Rex and Bob, a team of 6-year-old Belgian horses weighing in at almost 4,000 pounds, prepare to be hooked up by owner Jim Cripe (in red) and his crew.

Considered the new guy on the job, A.J. was the one of his team still getting the hang of things during Monday's horse pulling competition.

He had to remember to warm up his muscles so as not to get hurt and he had techniques to go over in his head before the competition started. And, of course, there were those nervous jitters to avoid, along with the stares from other competitors aimed at taking home top prize that day.

Luckily, A.J. had a veteran with him to coach him through. His partner, Fred, had been involved in horse pulling for years. So Fred knew what he was doing.

Together, many of their competitors said they were the team to beat.

Fred, 7, and A.J., 5, were a team of Belgian horses that had traveled from Stalwart, Mich., to the Emmet-Charlevoix County Fair to compete in the annual horse pulling competition.

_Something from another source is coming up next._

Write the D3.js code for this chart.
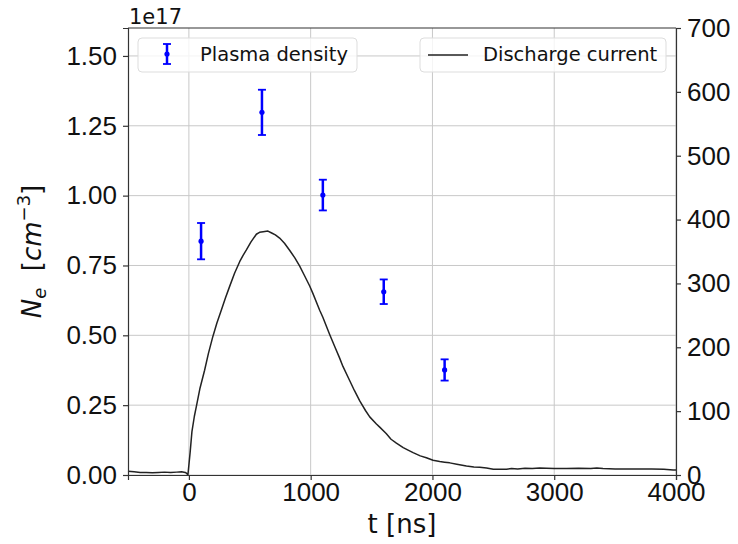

Like many of their fellow competitors, Fred and A.J. had worked hard preparing for this day of competition. They had worked with each other, and their handler, Dave Esslin, for months. Each day they worked out, pulling a weighted sled for four to five hours. That's hundreds of miles and thousands of pounds of pulling in preparation.

But Fred and A.J. had some stiff competition.

Rex and Bob, weighing in at nearly 4,000 pounds together, were a team of 6-year-old Belgians that had traveled from Goetzville with their handler, Jim Cripe.

While they haven't worked together long, Rex and Bob had spent all summer training, logging more than 200 miles, sometimes 10 hours a day, pulling a sled weighing up to 1,000 pounds.

And then there was Doc and Junior, a relatively new team to the horse pulling circuit from Freeland. Doc, 7, and Junior, 9, just began pulling this summer, but even they had already begun a training regimen of six miles a day.

But when it came to the competition, each team knew it was more than just what type of preparation they had made. It was more than the hours spent building their muscles. Pulling took concentration.

In the ring, Rex and Bob and the other teams had to dedicate their energy to working together. They had to line up together, try not to get an early start on a particular pull and they had to pull as one horse, one never going a faster speed than the other.

In the end, it wasn't about which team was stronger or had trained harder. To be a good horse pulling team, you have to have heart.